Вера повесила трубку и задумалась. Разумеется, она не будет говорить Володе об этих звонках, ему и без того частенько напоминают о безрадостных событиях прошлого. Сергей умер, но он сам выбрал свой путь, оставшись в Рейхе с этим Германом. Что же, по крайней мере, он не был, кажется, настолько бесполезным человеком, каким всегда ей казался.

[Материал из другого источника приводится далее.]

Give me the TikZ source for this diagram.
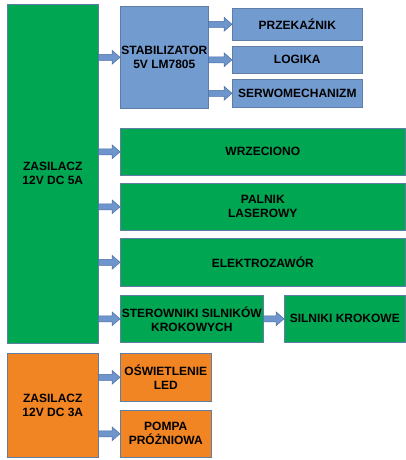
\documentclass[tikz,border=0pt]{standalone}
\usepackage{fontspec}
\setmainfont{Liberation Sans}
\usetikzlibrary{calc}

\definecolor{boxgreen}{RGB}{0,166,81}
\definecolor{boxblue}{RGB}{114,155,208}
\definecolor{boxorange}{RGB}{242,133,35}
\definecolor{boxline}{RGB}{95,125,165}
\definecolor{arrowfill}{RGB}{110,150,205}
\definecolor{arrowline}{RGB}{75,110,165}

\tikzset{
  blok/.style={draw=boxline, line width=0.6pt, anchor=north west, inner sep=0pt,
    align=center, font=\bfseries\fontsize{12}{14}\selectfont, text=black},
  zielony/.style={blok, fill=boxgreen},
  niebieski/.style={blok, fill=boxblue},
  pomarancz/.style={blok, fill=boxorange},
  strzalka/.style={draw=arrowline, line width=0.5pt, fill=arrowfill, to path={
      let \p1=(\tikztostart), \p2=(\tikztotarget) in
      (\x1,\y1+3pt) -- (\x2-8pt,\y1+3pt) -- (\x2-8pt,\y1+7pt) -- (\x2,\y1)
      -- (\x2-8pt,\y1-7pt) -- (\x2-8pt,\y1-3pt) -- (\x1,\y1-3pt) -- cycle}}
}

\begin{document}
\begin{tikzpicture}[x=1pt,y=-1pt]
  \useasboundingbox (0,0) rectangle (406,460);
  % zasilacz 5A
  \node[zielony, minimum width=91pt, minimum height=339pt] (zas5) at (7,4) {ZASILACZ\\12V DC 5A};
  % stabilizator i odbiorniki 5V
  \node[niebieski, minimum width=88pt, minimum height=102pt] (stab) at (120,6) {STABILIZATOR\\5V LM7805};
  \node[niebieski, minimum width=130pt, minimum height=32pt] (prz) at (232,8) {PRZEKAŹNIK};
  \node[niebieski, minimum width=130pt, minimum height=27pt] (log) at (232,46) {LOGIKA};
  \node[niebieski, minimum width=130pt, minimum height=28pt] (serwo) at (232,79) {SERWOMECHANIZM};
  % odbiorniki 12V
  \node[zielony, minimum width=285pt, minimum height=47pt] (wrz) at (120,128) {WRZECIONO};
  \node[zielony, minimum width=285pt, minimum height=47pt] (laser) at (120,183) {PALNIK\\LASEROWY};
  \node[zielony, minimum width=285pt, minimum height=48pt] (zawor) at (120,238) {ELEKTROZAWÓR};
  \node[zielony, minimum width=143pt, minimum height=47pt] (ster) at (120,295) {STEROWNIKI SILNIKÓW\\KROKOWYCH};
  \node[zielony, minimum width=121pt, minimum height=47pt] (silniki) at (284,295) {SILNIKI KROKOWE};
  % zasilacz 3A
  \node[pomarancz, minimum width=91pt, minimum height=104pt] (zas3) at (7,353) {ZASILACZ\\12V DC 3A};
  \node[pomarancz, minimum width=91pt, minimum height=48pt] (led) at (120,353) {OŚWIETLENIE\\LED};
  \node[pomarancz, minimum width=91pt, minimum height=47pt] (pompa) at (120,410) {POMPA\\PRÓŻNIOWA};
  % strzalki
  \foreach \a/\b in {zas5/stab, stab/prz, stab/log, stab/serwo, zas5/wrz, zas5/laser,
      zas5/zawor, zas5/ster, ster/silniki, zas3/led, zas3/pompa} {
    \path[strzalka] (\a.east |- \b.west) to (\b.west);
  }
\end{tikzpicture}
\end{document}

Вечером телефон зазвонил снова. Володя все работал, а Вера села за переводы, пришлось бросить и идти поднимать истошно звенящую трубку.

Да!
- Здравствуйте, это квартира Набоковых? Просто этот номер...
- Единственный в справочнике. Да, Набоковых. Что Вы хотели?
- Я могу поговорить с Владимиром? - произношение такое жесткое "Владимир", в этот раз звонит явно немец, даже не швейцарец, как можно было бы подумать сначала.
- Владимир работает, я не могу его позвать. Что Вы хотели?
- А это, наверное, Вера, его жена, да?
- Абсолютно верно.
- Тогда я представлюсь, меня зовут Карл Кёлер, я звоню из Берлина. Сегодня девятое января, в этот день, да Вы и сами, я думаю, все знаете. Я был с Сержем в Ноейенгайме. Доскрипел до преклонных лет, а он вот двадцать два года уж в могиле. Вы знаете, Вера, я сам не знаю, почему решил Вам позвонить. Номер разыскивал, не поверите, месяц! А зачем звоню - не знаю. Почему-то кажется, что Сержу приятно было бы услышать брата, ну и Вас, конечно. Серж был человек невероятной души, наверное потому, что русский. Если и Ваш муж такой же, Вам несказанно повезло. Ну ладно, пора и мне. Всех благ. Прощайте, Вера.

Трубка неприятно запищала.

Вера вернулась к переводам, но никак не могла сосредоточиться. Как же так получилось, что человека, которого она всегда считала неглубоким, даже опасным, помнит и благодарит столько людей? Ведь это не первые звонки, неужели не разглядела она что-то особенное, что остальные увидели в Сергее?

Незадолго до полуночи Вера пошла навестить мужа, который так и не вставал из-за письменного стола.

Володя, идем спать, поздно уже.
- Сейчас, милая. Посмотри, написал вдруг сегодня, вставлю потом в "Speak, memory".

Вера наклонилась, вгляделась в расплывающиеся на бумаге ровные строчки: "Это одна из тех жизней, что безнадежно взывают к чему-то, постоянно запаздывающему, - к сочувствию, к пониманию, не так уж и важно к чему, - важно, что одним лишь осознанием этой потребности ничего нельзя ни искупить, ни восполнить..."

Знаешь, сегодня ведь девятое января.